SCHOOLS will reopen across England on March 8 under Boris Johnson’s roadmap out of lockdown, which is set to be unveiled this afternoon.
But can you keep your children home even though classrooms are no longer closed because of Covid-19?
Will I be fined for not sending my child to school?
Families who ignore the government’s rules on their kid’s education will be hit with a penalty unless they have a “good reason”.
It is against the law to withhold your child from school, except for a small number of exceptions.
These include your child being ill, or if you have received advance permission from the school.
Under current laws, a local council can give each parent a fine of £60, which rises to £120 each if the fine is not paid within 21 days.
If the fine still remains unpaid after 28 days you may be prosecuted for your child’s absence from school.
This could result in a fine of up to £2,500, a community order or a jail sentence of up to three months.
A Department for Education spokesperson said: “The Chief and Deputy Chief Medical Officers have highlighted the risks of not being in education on their development and mental health.
“Schools should work with families to ensure children are attending full time. As usual, fines will sit alongside this, but only as a last resort and where there is no valid reason for absence.”
However, guidance from the Department also states that schools should “bear in mind the potential concerns of pupils, parents and households who may be reluctant or anxious about attending school and put the right support in place to address this”.
When your school reopens, your child should attend unless already agreed with the headteacher.
What if my child needs to quarantine?
Children who are particularly vulnerable to coronavirus and those who have compromised immune systems are exempt from mandatory school attendance.
It’s likely that schools will have electronic learning platforms already in place.
Last time schools reopened students formed bubbles in their year group and were told to stay home when there was an outbreak among pupils.
It is also strongly recommended that parents ensure their children’s other vaccinations are up to date.

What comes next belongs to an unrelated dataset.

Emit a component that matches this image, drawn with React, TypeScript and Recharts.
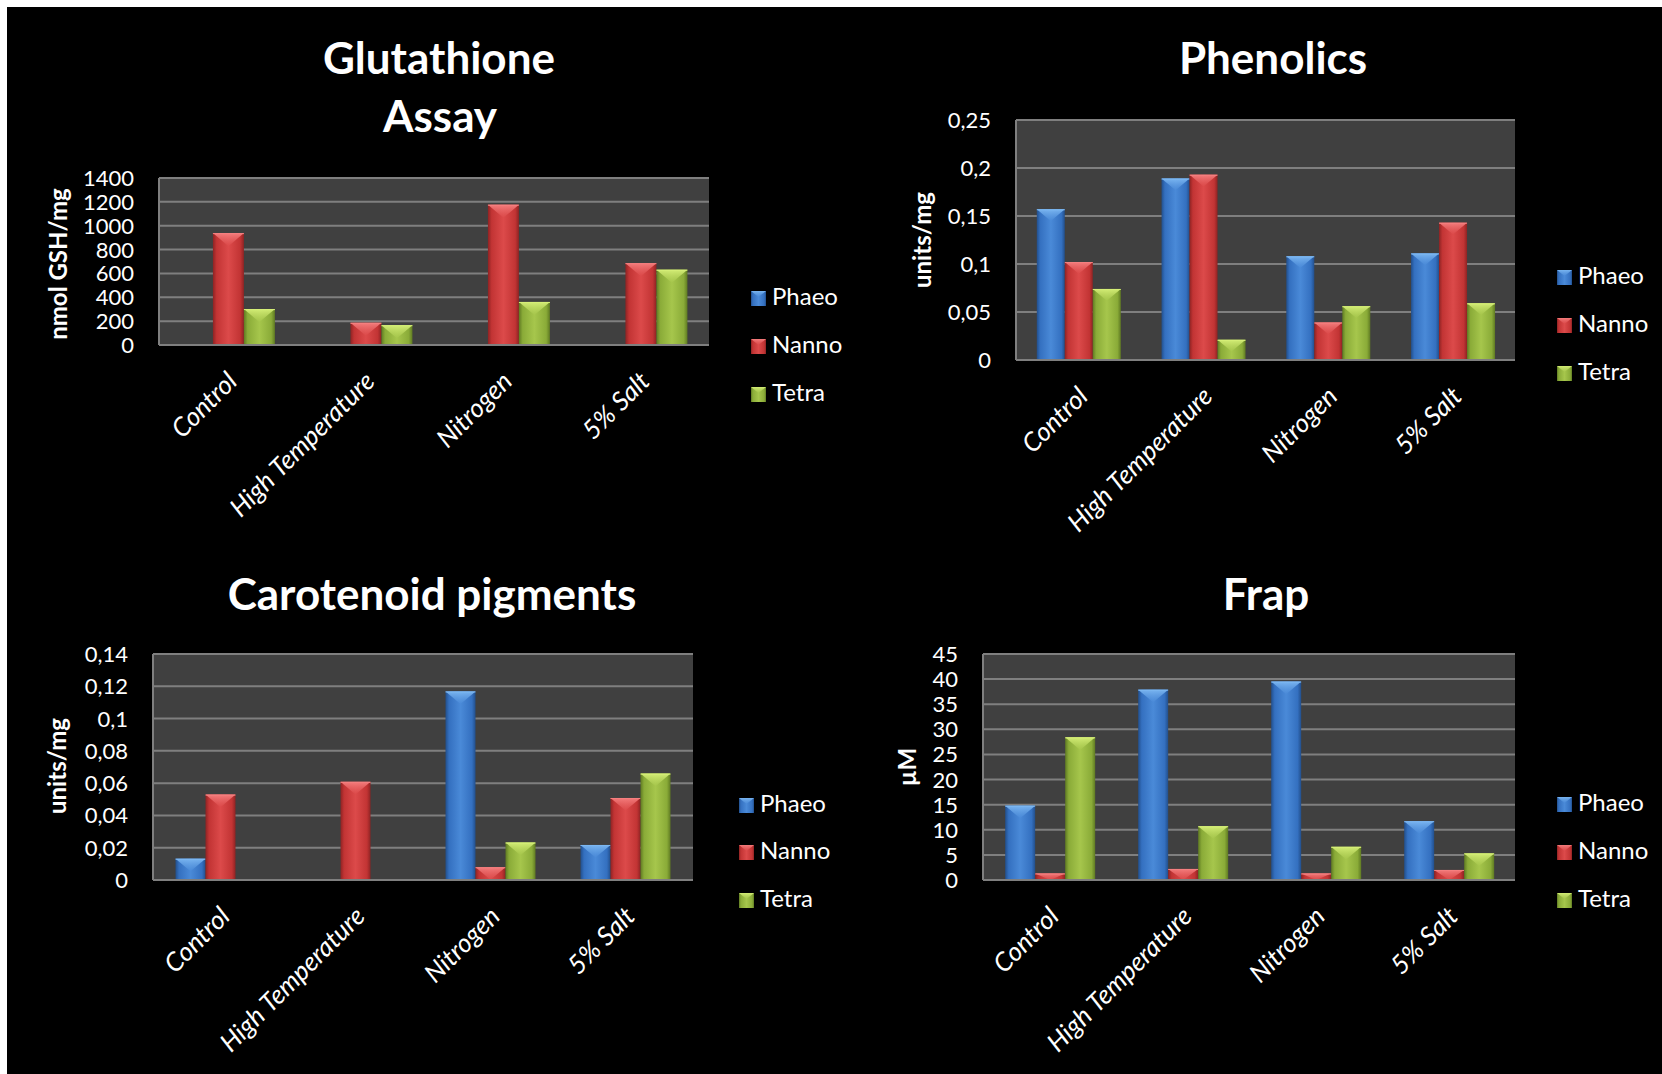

What have headteachers said about fining parents?
Headteachers unions, the Association of School and College Leaders, and the National Association of Head Teachers agree it is right to prioritise keeping pupils in the classroom.
They have called on ministers to be transparent about the risks to children, families and school staff.
The unions have previously called on the government to remove fines for parents who keep their children out of school, the Guardian reports.
NEU Joint General Secretary Kevin Courtney insisted last November that ONS data showed schools “are an engine for virus transmission”.
A joint statement by teachers’ unions this week warned bringing all pupils in England back to school together on March 8 would be “reckless”.